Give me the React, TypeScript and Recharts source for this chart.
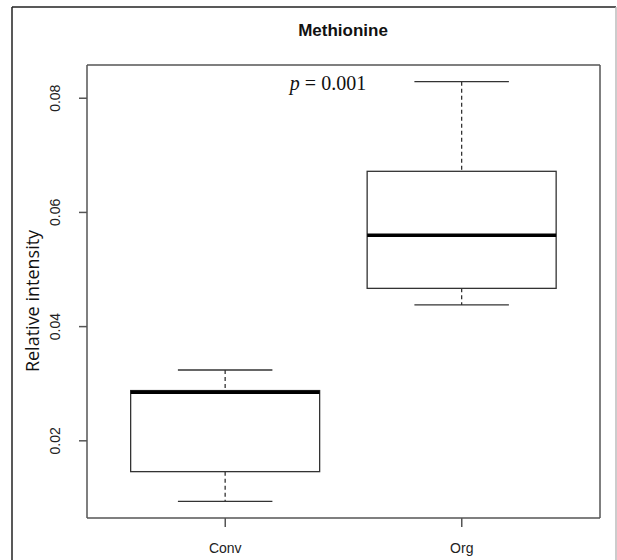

━━━━━━━━━━━━━━━━━━━━

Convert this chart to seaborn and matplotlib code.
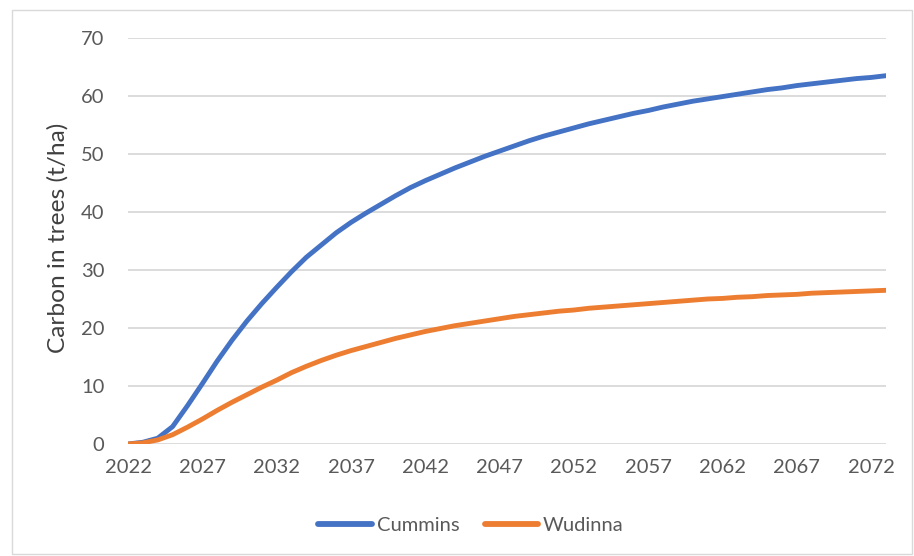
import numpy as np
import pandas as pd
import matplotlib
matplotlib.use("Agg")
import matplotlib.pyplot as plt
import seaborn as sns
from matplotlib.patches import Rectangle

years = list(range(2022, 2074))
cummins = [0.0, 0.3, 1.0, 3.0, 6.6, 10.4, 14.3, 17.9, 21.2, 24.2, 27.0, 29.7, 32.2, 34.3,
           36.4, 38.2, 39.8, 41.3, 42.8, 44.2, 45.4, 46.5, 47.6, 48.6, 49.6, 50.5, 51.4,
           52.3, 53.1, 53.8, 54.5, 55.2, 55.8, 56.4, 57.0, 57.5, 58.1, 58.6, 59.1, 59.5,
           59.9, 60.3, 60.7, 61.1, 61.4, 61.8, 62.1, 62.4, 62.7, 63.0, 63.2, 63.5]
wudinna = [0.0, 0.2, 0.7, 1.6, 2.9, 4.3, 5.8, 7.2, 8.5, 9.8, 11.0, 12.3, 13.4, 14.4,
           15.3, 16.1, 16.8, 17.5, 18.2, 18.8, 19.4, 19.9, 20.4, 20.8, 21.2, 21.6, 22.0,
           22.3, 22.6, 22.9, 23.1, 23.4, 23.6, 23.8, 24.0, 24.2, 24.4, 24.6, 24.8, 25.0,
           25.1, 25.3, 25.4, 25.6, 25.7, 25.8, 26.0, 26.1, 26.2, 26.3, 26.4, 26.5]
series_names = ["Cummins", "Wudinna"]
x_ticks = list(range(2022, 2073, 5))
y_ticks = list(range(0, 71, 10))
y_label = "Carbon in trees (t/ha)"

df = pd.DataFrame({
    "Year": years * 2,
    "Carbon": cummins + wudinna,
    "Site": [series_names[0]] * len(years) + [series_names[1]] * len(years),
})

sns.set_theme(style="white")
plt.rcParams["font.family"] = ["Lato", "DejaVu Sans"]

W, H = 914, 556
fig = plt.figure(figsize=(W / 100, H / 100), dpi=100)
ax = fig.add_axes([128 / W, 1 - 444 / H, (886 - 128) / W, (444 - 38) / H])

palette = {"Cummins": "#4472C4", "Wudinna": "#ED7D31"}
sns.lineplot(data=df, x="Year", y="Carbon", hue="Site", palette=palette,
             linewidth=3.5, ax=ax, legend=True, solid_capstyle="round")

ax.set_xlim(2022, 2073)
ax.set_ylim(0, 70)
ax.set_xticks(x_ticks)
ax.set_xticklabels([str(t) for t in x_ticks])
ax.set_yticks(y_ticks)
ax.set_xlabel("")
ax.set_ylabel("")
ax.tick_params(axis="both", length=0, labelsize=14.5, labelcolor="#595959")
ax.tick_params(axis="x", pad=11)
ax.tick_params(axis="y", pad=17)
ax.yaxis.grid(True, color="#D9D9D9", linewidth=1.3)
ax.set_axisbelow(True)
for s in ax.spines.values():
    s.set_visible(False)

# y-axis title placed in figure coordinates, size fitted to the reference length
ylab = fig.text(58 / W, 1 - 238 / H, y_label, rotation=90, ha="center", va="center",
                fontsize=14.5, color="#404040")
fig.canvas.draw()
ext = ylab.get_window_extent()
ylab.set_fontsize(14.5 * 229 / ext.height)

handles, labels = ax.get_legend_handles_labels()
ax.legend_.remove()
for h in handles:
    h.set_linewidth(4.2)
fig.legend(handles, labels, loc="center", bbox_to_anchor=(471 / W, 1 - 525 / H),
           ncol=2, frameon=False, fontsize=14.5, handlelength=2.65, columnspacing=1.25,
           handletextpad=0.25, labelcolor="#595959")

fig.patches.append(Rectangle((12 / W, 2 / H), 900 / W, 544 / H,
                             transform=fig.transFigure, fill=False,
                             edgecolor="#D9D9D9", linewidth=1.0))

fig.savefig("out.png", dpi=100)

━━━━━━━━━━━━━━━━━━━━

> Problem requirements:
Give again, exactly as written above, every line from the one holding "Convert this chart" to the one holding "from matplotlib.patches import Rectangle", with both ends kept and the pictures left out.

> Written response:
Convert this chart to seaborn and matplotlib code.
import numpy as np
import pandas as pd
import matplotlib
matplotlib.use("Agg")
import matplotlib.pyplot as plt
import seaborn as sns
from matplotlib.patches import Rectangle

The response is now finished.